The PATERU COLLECTION consists of knives sold in Japan by Aritsugu & Masamoto to Professional Chef, fishmongers, and foreigners. These knives are given extra sharpening after purchase to achieve HONBATSUKE and an additional edge. The traditional knives in this series have a Single bevel and the western style are double beveled are made of Shiro 2 material, forge in Sakai, and feature handles made of Magnolia with black buffalo bolster.
Traditional knives like Yanagiba and Deba typically bear two signatures, such as Sakai Pateru. In contrast, Santoku and KoSantoku knives often feature the Pateru signature solely on the blade.

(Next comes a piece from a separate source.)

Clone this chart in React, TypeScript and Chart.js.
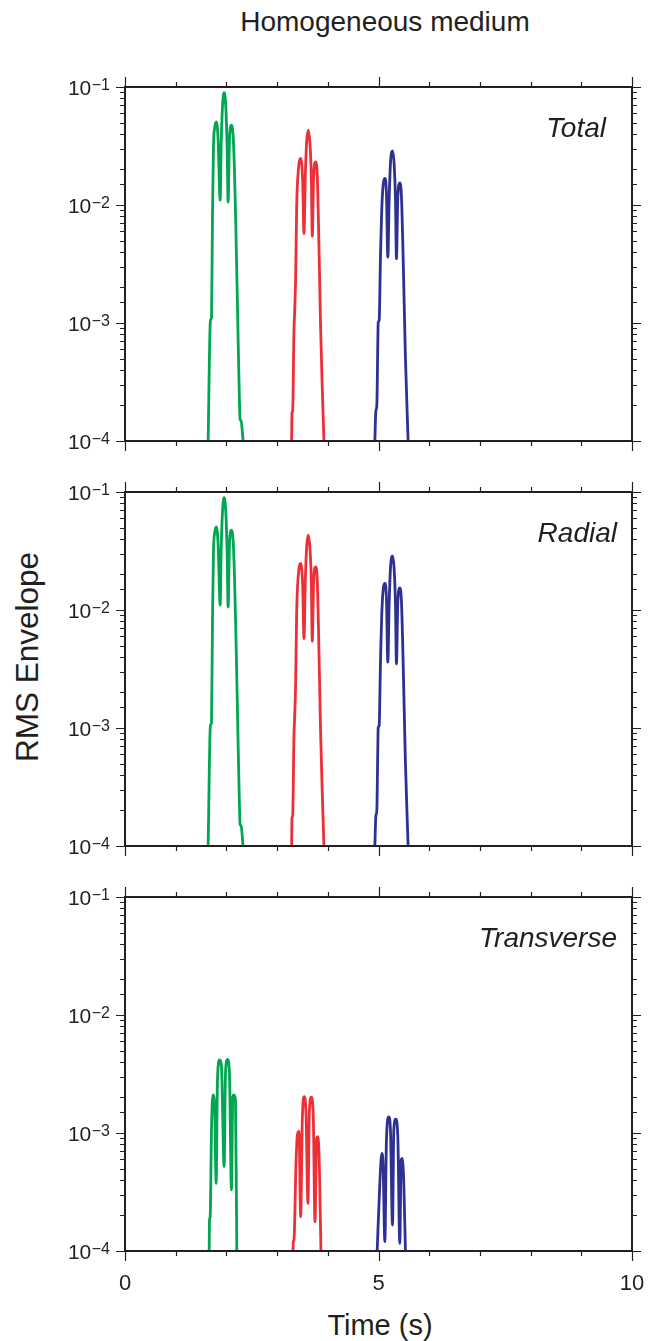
import React, { useEffect, useRef } from "react";
import { Chart, registerables } from "chart.js";

Chart.register(...registerables);

const FONT = "'Liberation Sans', Arial, Helvetica, sans-serif";
const INK = "#231f20";
const GREEN = "#00a651";
const RED = "#ed2f38";
const BLUE = "#2e3192";

const X_MIN = 0;
const X_MAX = 10;
const Y_MIN = 1e-4;
const Y_MAX = 1e-1;
const X_TICK_LABELS = [0, 5, 10];
const Y_DECADES = [1e-4, 1e-3, 1e-2, 1e-1];
const Y_EXPONENTS = ["\u22124", "\u22123", "\u22122", "\u22121"];

const TITLE = "Homogeneous medium";
const Y_TITLE = "RMS Envelope";
const X_TITLE = "Time (s)";
const PANEL_LABELS = ["Total", "Radial", "Transverse"];

// Total and Radial components (the two panels look identical)
const totalGreenT = [1.640, 1.680, 1.693, 1.706, 1.726, 1.745, 1.772, 1.804, 1.837, 1.877, 1.896, 1.923, 1.955, 1.988, 2.014, 2.034, 2.060, 2.100, 2.132, 2.159, 2.185, 2.224, 2.257, 2.270, 2.290, 2.329];
const totalGreenA = [1.0e-4, 9.8e-4, 1.08e-3, 1.10e-3, 8.45e-3, 3.11e-2, 4.60e-2, 5.07e-2, 3.55e-2, 1.10e-2, 3.11e-2, 6.81e-2, 8.95e-2, 6.81e-2, 3.11e-2, 1.06e-2, 3.55e-2, 4.75e-2, 3.91e-2, 1.97e-2, 6.95e-3, 1.05e-3, 2.19e-4, 1.53e-4, 1.48e-4, 1.0e-4];

const totalRedT = [3.287, 3.294, 3.307, 3.333, 3.346, 3.366, 3.386, 3.419, 3.465, 3.504, 3.530, 3.556, 3.583, 3.616, 3.648, 3.675, 3.694, 3.720, 3.760, 3.793, 3.825, 3.858, 3.891, 3.924];
const totalRedA = [1.0e-4, 1.74e-4, 1.80e-4, 8.6e-4, 1.23e-3, 2.44e-3, 9.6e-3, 1.97e-2, 2.48e-2, 1.62e-2, 5.71e-3, 1.73e-2, 3.43e-2, 4.31e-2, 3.33e-2, 1.73e-2, 5.42e-3, 1.73e-2, 2.32e-2, 1.73e-2, 4.70e-3, 9.2e-4, 2.84e-4, 1.0e-4];

const totalBlueT = [4.928, 4.948, 4.967, 4.987, 4.994, 5.013, 5.039, 5.072, 5.125, 5.157, 5.184, 5.210, 5.236, 5.276, 5.308, 5.335, 5.354, 5.381, 5.420, 5.453, 5.486, 5.531, 5.584];
const totalBlueA = [1.0e-4, 1.8e-4, 2.0e-4, 7.08e-4, 1.01e-3, 1.05e-3, 3.61e-3, 1.10e-2, 1.68e-2, 1.25e-2, 3.61e-3, 1.10e-2, 2.25e-2, 2.88e-2, 2.25e-2, 1.10e-2, 3.50e-3, 1.17e-2, 1.54e-2, 1.17e-2, 3.61e-3, 5.12e-4, 1.0e-4];

// Transverse component
const transGreenT = [1.660, 1.667, 1.680, 1.706, 1.732, 1.765, 1.798, 1.824, 1.864, 1.903, 1.955, 1.982, 2.021, 2.060, 2.100, 2.126, 2.146, 2.179, 2.205];
const transGreenA = [1.0e-4, 1.83e-4, 1.95e-4, 1.06e-3, 2.10e-3, 1.84e-3, 3.74e-4, 2.81e-3, 4.16e-3, 3.65e-3, 5.19e-4, 3.21e-3, 4.21e-3, 3.21e-3, 3.29e-4, 2.03e-3, 2.10e-3, 1.91e-3, 1.0e-4];

const transRedT = [3.314, 3.320, 3.333, 3.373, 3.399, 3.432, 3.465, 3.497, 3.537, 3.570, 3.609, 3.635, 3.675, 3.714, 3.747, 3.780, 3.806, 3.832, 3.865];
const transRedA = [1.0e-4, 1.20e-4, 1.24e-4, 5.53e-4, 9.6e-4, 1.03e-3, 1.95e-4, 1.29e-3, 2.03e-3, 1.47e-3, 2.53e-4, 1.47e-3, 2.01e-3, 1.37e-3, 1.77e-4, 9.0e-4, 9.3e-4, 5.53e-4, 1.0e-4];

const transBlueT = [4.974, 5.026, 5.066, 5.092, 5.125, 5.157, 5.203, 5.236, 5.276, 5.302, 5.341, 5.381, 5.420, 5.446, 5.466, 5.499, 5.531];
const transBlueA = [1.0e-4, 3.74e-4, 6.73e-4, 5.19e-4, 1.20e-4, 8.73e-4, 1.37e-3, 1.06e-3, 1.66e-4, 1.06e-3, 1.31e-3, 9.3e-4, 1.16e-4, 5.9e-4, 6.1e-4, 3.74e-4, 1.0e-4];

const toPoints = (t: number[], a: number[]) => t.map((x, i) => ({ x, y: a[i] }));

const isDecade = (v: number) => {
  const l = Math.log10(v);
  return Math.abs(l - Math.round(l)) < 1e-6;
};

const framePlugin = {
  id: "frame",
  afterDatasetsDraw(chart: any, _args: any, opts: any) {
    const { ctx, chartArea: a, scales } = chart;
    const xs = scales.x;
    const ys = scales.y;
    ctx.save();
    ctx.strokeStyle = INK;
    ctx.lineWidth = 1.2;
    ctx.beginPath();
    for (const t of xs.ticks) {
      const px = Math.round(xs.getPixelForValue(t.value)) + 0.5;
      const len = X_TICK_LABELS.includes(Math.round(t.value)) ? 10 : 5;
      ctx.moveTo(px, a.bottom);
      ctx.lineTo(px, a.bottom + len);
      ctx.moveTo(px, a.top);
      ctx.lineTo(px, a.top - len);
    }
    for (const t of ys.ticks) {
      const py = Math.round(ys.getPixelForValue(t.value)) + 0.5;
      const len = isDecade(t.value) ? 9 : 5;
      ctx.moveTo(a.left, py);
      ctx.lineTo(a.left - len, py);
      ctx.moveTo(a.right, py);
      ctx.lineTo(a.right + len, py);
    }
    ctx.stroke();

    ctx.lineWidth = 2;
    ctx.strokeRect(a.left, a.top, a.right - a.left, a.bottom - a.top);

    ctx.fillStyle = INK;
    ctx.textAlign = "right";
    ctx.textBaseline = "alphabetic";
    const labelRight = 110;
    Y_DECADES.forEach((v, i) => {
      const py = ys.getPixelForValue(v);
      ctx.font = `16px ${FONT}`;
      const exp = Y_EXPONENTS[i];
      const w = ctx.measureText(exp).width;
      ctx.fillText(exp, labelRight, py + 3.2);
      ctx.font = `21px ${FONT}`;
      ctx.fillText("10", labelRight - w - 0.5, py + 7.8);
    });

    ctx.font = `italic 28px ${FONT}`;
    ctx.textAlign = "right";
    ctx.fillText(opts.label, opts.labelRight, a.top + 50);
    ctx.restore();
  },
};

type PanelProps = {
  top: number;
  label: string;
  labelRight: number;
  showX: boolean;
  series: { t: number[]; a: number[]; color: string }[];
};

const PLOT_H = 354;
const PAD_TOP = 20;

function Panel({ top, label, labelRight, showX, series }: PanelProps) {
  const ref = useRef<HTMLCanvasElement | null>(null);
  const xh = showX ? 70 : 20;
  const H = PAD_TOP + PLOT_H + xh;
  useEffect(() => {
    if (!ref.current) return;
    const chart = new Chart(ref.current, {
      type: "line",
      data: {
        datasets: series.map((s) => ({
          data: toPoints(s.t, s.a),
          borderColor: s.color,
          backgroundColor: s.color,
          borderWidth: 2.8,
          pointRadius: 0,
          cubicInterpolationMode: "monotone",
          fill: false,
        })),
      },
      options: {
        animation: false,
        responsive: false,
        devicePixelRatio: 1,
        events: [],
        layout: { padding: { top: PAD_TOP, right: 26, left: 0, bottom: 0 } },
        plugins: {
          legend: { display: false },
          tooltip: { enabled: false },
          frame: { label, labelRight },
        } as any,
        scales: {
          x: {
            type: "linear",
            min: X_MIN,
            max: X_MAX,
            ticks: {
              display: showX,
              stepSize: 1,
              autoSkip: false,
              maxRotation: 0,
              padding: 20,
              color: INK,
              font: { size: 22, family: FONT },
              callback: (v: any) => (X_TICK_LABELS.includes(Number(v)) ? String(v) : ""),
            },
            grid: { display: false, drawTicks: false },
            border: { display: false },
            afterFit: (s: any) => {
              s.height = xh;
              s.paddingLeft = 0;
              s.paddingRight = 0;
            },
          },
          y: {
            type: "logarithmic",
            min: Y_MIN,
            max: Y_MAX,
            ticks: { display: false },
            grid: { display: false, drawTicks: false },
            border: { display: false },
            afterFit: (s: any) => {
              s.width = 125;
              s.paddingTop = 0;
              s.paddingBottom = 0;
            },
          },
        },
      } as any,
      plugins: [framePlugin],
    });
    return () => chart.destroy();
  }, []);
  return (
    <canvas
      ref={ref}
      width={658}
      height={H}
      style={{ position: "absolute", left: 0, top: top - PAD_TOP, width: 658, height: H }}
    />
  );
}

const totalSeries = [
  { t: totalGreenT, a: totalGreenA, color: GREEN },
  { t: totalRedT, a: totalRedA, color: RED },
  { t: totalBlueT, a: totalBlueA, color: BLUE },
];
const transSeries = [
  { t: transGreenT, a: transGreenA, color: GREEN },
  { t: transRedT, a: transRedA, color: RED },
  { t: transBlueT, a: transBlueA, color: BLUE },
];

export default function App() {
  const text: React.CSSProperties = {
    position: "absolute",
    fontFamily: FONT,
    fontSize: 28,
    lineHeight: "28px",
    color: INK,
    whiteSpace: "nowrap",
  };
  return (
    <div style={{ position: "absolute", left: 0, top: 0, width: 658, height: 1341, background: "#fff", overflow: "hidden" }}>
      <div style={{ ...text, left: 385, top: 8, transform: "translateX(-50%)" }}>{TITLE}</div>
      <div style={{ ...text, fontSize: 31.5, lineHeight: "32px", left: 27, top: 657, transform: "translate(-50%, -50%) rotate(-90deg)" }}>{Y_TITLE}</div>
      <div style={{ ...text, fontSize: 29, left: 380, top: 1311, transform: "translateX(-50%)" }}>{X_TITLE}</div>
      <Panel top={87} label={PANEL_LABELS[0]} labelRight={606} showX={false} series={totalSeries} />
      <Panel top={492} label={PANEL_LABELS[1]} labelRight={617} showX={false} series={totalSeries} />
      <Panel top={897} label={PANEL_LABELS[2]} labelRight={617} showX={true} series={transSeries} />
    </div>
  );
}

Please Note: The handle colour varies from light to quite deep ochre. Not dishwasher safe.
Maintenance: Please note these are very high-carbon knives with an edge that will oxidize which can be reduced and removed with the use of rust-removing cream and camelia oil which are available in our Sharpening section.
SANTOKU (San – 3 & Toku – benefit):
This is the classic Japanese chef’s knife. It is flat from the handle end for about ½ way to the tip and then gently curves to a point. It is ideal for straight vertical chopping, horizontal slicing and roll cutting.
Function – Multi-purpose chef knife. For Slicing, Dicing and Mincing of vegetables, meat and fish.
Normal length – 165mm to 180mm (smaller 140mm are available in a few collections)
Tip: The 170mm/180mm is the most popular multipurpose knife.